Farm Bill Will Make Millionaire Farmers Richer, Slash SNAP Benefits

The government is planning to slash half the benefits that food stamp recipients receive, even as it makes it easier for big farmers to receive subsidies.

It seems Rep. Michael Conaway (R-TX), the chairman of the House Agriculture Committee, wants to make rich farmers even richer — at the cost of poor food stamp beneficiaries.

Every five years, a comprehensive omnibus bill, called the farm bill, is passed by Congress, dealing with agriculture and all other affairs of the U.S. Department of Agriculture. The first farm bills were created during the Great Depression to give financial aid to farmers who were struggling with low prices due to excessive crop supply. The bill allowed the government to buy excess grain from farmers and to provide them with payments for not growing crops on a percentage of land allocated by the secretary of agriculture.

The Agriculture Act of 2014, signed by President Obama, placed income caps on farm subsidies and ended direct payment subsidies that paid farmers, regardless of whether they actually grew any crops. The subsidy had cost $5 billion a year. However, Supplemental Nutrition Assistance Program is the largest portion of spending in the bill.

But this year, the Trump administration is not treating underserved people and farmers fairly. In fact, even as it makes it easier for big farmers to receive subsidies, the government is planning to slash half the benefits that food stamp recipients receive. That means 1 million fewer low-income Americans will receive food stamps.

Conaway gave his reasons for the unequal treatment: Apparently farm incomes have been down since they reached a record high in 2013.

“We’ve always had a safety net for farmers, and we’re trying to maintain it,” he said. “We don’t put any new money in the program.”

Currently, the federal government spends $17 billion on farm subsidies each year, including commodity programs that protect against a plunge in farm revenue or commodity prices.

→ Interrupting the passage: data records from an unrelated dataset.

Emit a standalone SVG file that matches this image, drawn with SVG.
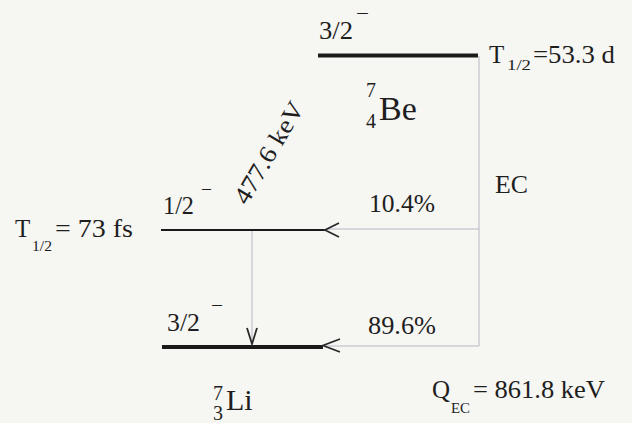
<svg xmlns="http://www.w3.org/2000/svg" width="632" height="423" viewBox="0 0 632 423" font-family="'Liberation Serif', 'Times New Roman', serif">
<style>
text{font-family:"Liberation Serif","Times New Roman",serif;fill:#1e1e1e}
.t{font-size:25px}
.m{font-size:20px}
.s{font-size:15px}
.lvl{stroke:#1a1a1a;fill:none}
.thin{stroke:#b4b8c4;stroke-width:1;fill:none}
.ah{stroke:#2a2a2a;stroke-width:1.8;fill:none;stroke-linejoin:miter}
</style>
<rect width="632" height="423" fill="#f6f6f3"/>
<g id="be-ground">
<line class="lvl" x1="318" y1="55.5" x2="478" y2="55.5" stroke-width="4"/>
<text class="t" x="319" y="39" textLength="34" lengthAdjust="spacingAndGlyphs">3/2</text>
<text class="m" x="356" y="20" textLength="13" lengthAdjust="spacingAndGlyphs">−</text>
<text class="t" x="489" y="63">T</text>
<text class="s" x="507" y="70" textLength="24" lengthAdjust="spacingAndGlyphs">1/2</text>
<text class="t" x="533" y="63" textLength="82" lengthAdjust="spacingAndGlyphs">=53.3 d</text>
<text class="m" x="366" y="97">7</text>
<text class="m" x="366" y="128">4</text>
<text style="font-size:34px" x="379" y="120">Be</text>
</g>
<g id="li-excited">
<line class="lvl" x1="161" y1="230" x2="325" y2="230" stroke-width="2.2"/>
<text class="t" x="163" y="214" textLength="31" lengthAdjust="spacingAndGlyphs">1/2</text>
<text class="m" x="201" y="196" textLength="11" lengthAdjust="spacingAndGlyphs">−</text>
<text class="t" x="15" y="237">T</text>
<text class="s" x="32" y="251" textLength="20" lengthAdjust="spacingAndGlyphs">1/2</text>
<text class="t" x="55" y="237" textLength="78" lengthAdjust="spacingAndGlyphs">= 73 fs</text>
</g>
<g id="li-ground">
<line class="lvl" x1="162" y1="347" x2="323" y2="347" stroke-width="4"/>
<text class="t" x="167" y="331" textLength="33" lengthAdjust="spacingAndGlyphs">3/2</text>
<text class="m" x="211" y="312" textLength="12" lengthAdjust="spacingAndGlyphs">−</text>
<text class="m" x="213" y="400">7</text>
<text class="m" x="213" y="420">3</text>
<text style="font-size:30px" x="226" y="410">Li</text>
<text class="t" x="432" y="398">Q</text>
<text class="s" x="451" y="413" textLength="19" lengthAdjust="spacingAndGlyphs">EC</text>
<text class="t" x="473" y="398" textLength="132" lengthAdjust="spacingAndGlyphs">= 861.8 keV</text>
</g>
<g id="connectors">
<polyline class="thin" points="479,56 479,346 324,346"/>
<line class="thin" x1="479" y1="229" x2="326" y2="229"/>
<line class="thin" x1="252" y1="231" x2="252" y2="343"/>
<polyline class="ah" points="339,223 325,230 339,237"/>
<polyline class="ah" points="340,339 323,345.5 340,352"/>
<polyline class="ah" points="247,328 252,344 257,328"/>
<text class="t" x="495" y="193" textLength="33" lengthAdjust="spacingAndGlyphs">EC</text>
<text class="t" x="369" y="212" textLength="66" lengthAdjust="spacingAndGlyphs">10.4%</text>
<text class="t" x="368" y="334" textLength="68" lengthAdjust="spacingAndGlyphs">89.6%</text>
<text class="t" transform="translate(247,206) rotate(-59.5)" textLength="114" lengthAdjust="spacingAndGlyphs">477.6 keV</text>
</g>
</svg>
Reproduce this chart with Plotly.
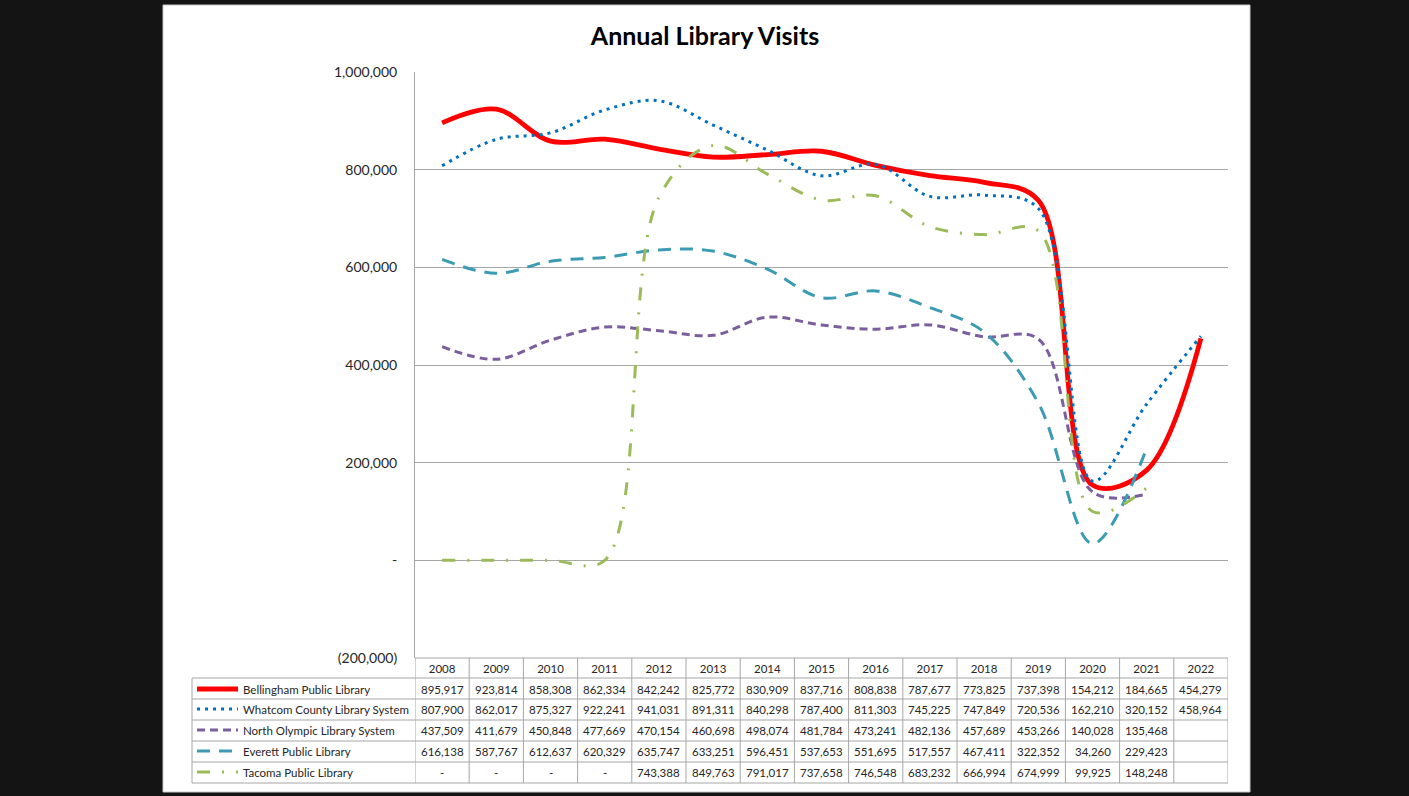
import plotly.graph_objects as go

years = [str(y) for y in range(2008, 2023)]

bellingham = [895917, 923814, 858308, 862334, 842242, 825772, 830909, 837716, 808838, 787677, 773825, 737398, 154212, 184665, 454279]
whatcom = [807900, 862017, 875327, 922241, 941031, 891311, 840298, 787400, 811303, 745225, 747849, 720536, 162210, 320152, 458964]
north_olympic = [437509, 411679, 450848, 477669, 470154, 460698, 498074, 481784, 473241, 482136, 457689, 453266, 140028, 135468, None]
everett = [616138, 587767, 612637, 620329, 635747, 633251, 596451, 537653, 551695, 517557, 467411, 322352, 34260, 229423, None]
tacoma = [0, 0, 0, 0, 743388, 849763, 791017, 737658, 746548, 683232, 666994, 674999, 99925, 148248, None]

series_names = ["Bellingham Public Library", "Whatcom County Library System",
                "North Olympic Library System", "Everett Public Library", "Tacoma Public Library"]
series_values = [bellingham, whatcom, north_olympic, everett, tacoma]
series_colors = ["#FF0000", "#0070C0", "#7B5E9E", "#3A9BB3", "#9BBB59"]
series_dash = ["solid", "3px,5px", "8px,5px", "13px,9px", "13px,12px,2px,12px"]
series_width = [4.8, 3, 3, 3, 3]

y_tickvals = [-200000, 0, 200000, 400000, 600000, 800000, 1000000]
y_ticktext = ["(200,000)", "-", "200,000", "400,000", "600,000", "800,000", "1,000,000"]

W, H = 1409, 796
L, R, T, B = 415, 1228, 72, 658

def xp(px):
    return (px - L) / (R - L)

def yp(py):
    return (B - py) / (B - T)

font_family = "Lato, 'Open Sans', sans-serif"

fig = go.Figure()
for name, vals, col, dash, wd in zip(series_names, series_values, series_colors, series_dash, series_width):
    xs = [i for i, v in enumerate(vals) if v is not None]
    ys = [v for v in vals if v is not None]
    fig.add_trace(go.Scatter(x=xs, y=ys, mode="lines", name=name,
                             line=dict(color=col, dash=dash, width=wd, shape="spline", smoothing=1.0),
                             showlegend=False, hoverinfo="skip"))

shapes = []
shapes.append(dict(type="rect", xref="paper", yref="paper", x0=xp(163), x1=xp(1250), y0=yp(792), y1=yp(5),
                   fillcolor="white", line=dict(color="#c8c8c8", width=1), layer="below"))
grey = "#a6a6a6"
shapes.append(dict(type="line", xref="paper", yref="paper", x0=xp(L), x1=xp(R), y0=yp(658), y1=yp(658), line=dict(color=grey, width=1)))
row_lines = [678, 699, 720, 741, 762, 783]
for ry in row_lines:
    shapes.append(dict(type="line", xref="paper", yref="paper", x0=xp(192), x1=xp(R), y0=yp(ry), y1=yp(ry), line=dict(color=grey, width=1)))
shapes.append(dict(type="line", xref="paper", yref="paper", x0=xp(192), x1=xp(192), y0=yp(678), y1=yp(783), line=dict(color=grey, width=1)))
for i in range(len(years) + 1):
    shapes.append(dict(type="line", xref="x", yref="paper", x0=i - 0.5, x1=i - 0.5, y0=yp(658), y1=yp(783), line=dict(color=grey, width=1)))

annotations = []
row_centers = [689, 709, 730, 751, 772]
for name, vals, col, dash, wd, rc in zip(series_names, series_values, series_colors, series_dash, series_width, row_centers):
    shapes.append(dict(type="line", xref="paper", yref="paper", x0=xp(197), x1=xp(238), y0=yp(rc), y1=yp(rc),
                       line=dict(color=col, dash=dash, width=wd)))
    annotations.append(dict(text=name, xref="paper", yref="paper", x=xp(241), y=yp(rc), xanchor="left", yanchor="middle",
                            showarrow=False, font=dict(size=11.5, color="#262626", family=font_family)))
    for i, v in enumerate(vals):
        if v is None:
            continue
        txt = "-" if v == 0 else f"{v:,}"
        annotations.append(dict(text=txt, xref="x", yref="paper", x=i, y=yp(rc), xanchor="center", yanchor="middle",
                                showarrow=False, font=dict(size=11.5, color="#262626", family=font_family)))

fig.update_layout(
    width=W, height=H,
    paper_bgcolor="#141414", plot_bgcolor="white",
    margin=dict(l=L, r=W - R, t=T, b=H - B, pad=0),
    title=dict(text="<b>Annual Library Visits</b>", x=705 / W, xanchor="center", xref="container", y=1 - 36 / H, yanchor="middle",
               font=dict(size=25, color="black", family=font_family)),
    shapes=shapes, annotations=annotations,
    xaxis=dict(tickmode="array", tickvals=list(range(len(years))), ticktext=years, range=[-0.5, 14.5],
               showgrid=False, zeroline=False, showline=False, ticks="", ticklabelstandoff=2,
               tickfont=dict(size=11.5, color="#262626", family=font_family)),
    yaxis=dict(range=[-200000, 1000000], tickvals=y_tickvals, ticktext=y_ticktext,
               showgrid=True, gridcolor=grey, gridwidth=1, zeroline=False,
               showline=True, linecolor=grey, linewidth=1, ticks="", ticklabelstandoff=14,
               tickfont=dict(size=14, color="#262626", family=font_family)),
)

fig.write_html("out.html", config={"displayModeBar": False},
               post_script="document.body.style.margin='0';document.body.style.background='#141414';document.body.style.overflow='hidden';")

Right now, high-earning farmers with incomes above $900,000 ($1.8 million for a couple) are not entitled for the commodity subsidies, which are capped at $125,000 per farm household member.

However, Conaway’s new farm bill would exempt some farmers, classified as “pass-through entities,” from the income limit. The pass-through entities include joint ventures, partnerships and limited liability corporations, among other businesses, and are named so “because their profits pass through to their owners’ individual tax returns instead of being taxed at the corporate level,” according to the Huffington Post.

This means, anyone with a farm or farm partnership with an annual income above $900,000 can restructure itself as a pass-through entity, which would make them eligible for subsidies and hence render the cap on income useless.

The new bill would also enable pass-through entities to bypass the $125,000 payment limit, allowing them to receive unlimited subsidies from the government.

Conaway’s bill would also relax restriction on family farms. Under the 2014 Agriculture Act, only spouses, children and siblings of a farmer could also receive subsidies. But the new bill would add a farmer’s cousins, nieces and nephews to the list of people who can receive up to $125,000 annually, regardless of whether they grew crops on the farm.

Farm welfare critics say these agricultural subsidies would unfairly benefit the biggest farms. The House Agriculture Committee’s bill will only achieve in creating even more loopholes for rich farmers, which is probably what the Republicans want.

Conaway is hoping to bring the bill to the floor next week. Meanwhile, he has been encouraging party leaders to not allow amendments from anyone who will not vote for the final version of the bill.

“That type of loyalty pledge would make even President Trump blush,” said Rep. Jim McGovern (D-Mass). “This is deeply undemocratic and suggests Democrats shouldn’t even bother to participate in the amendment process.”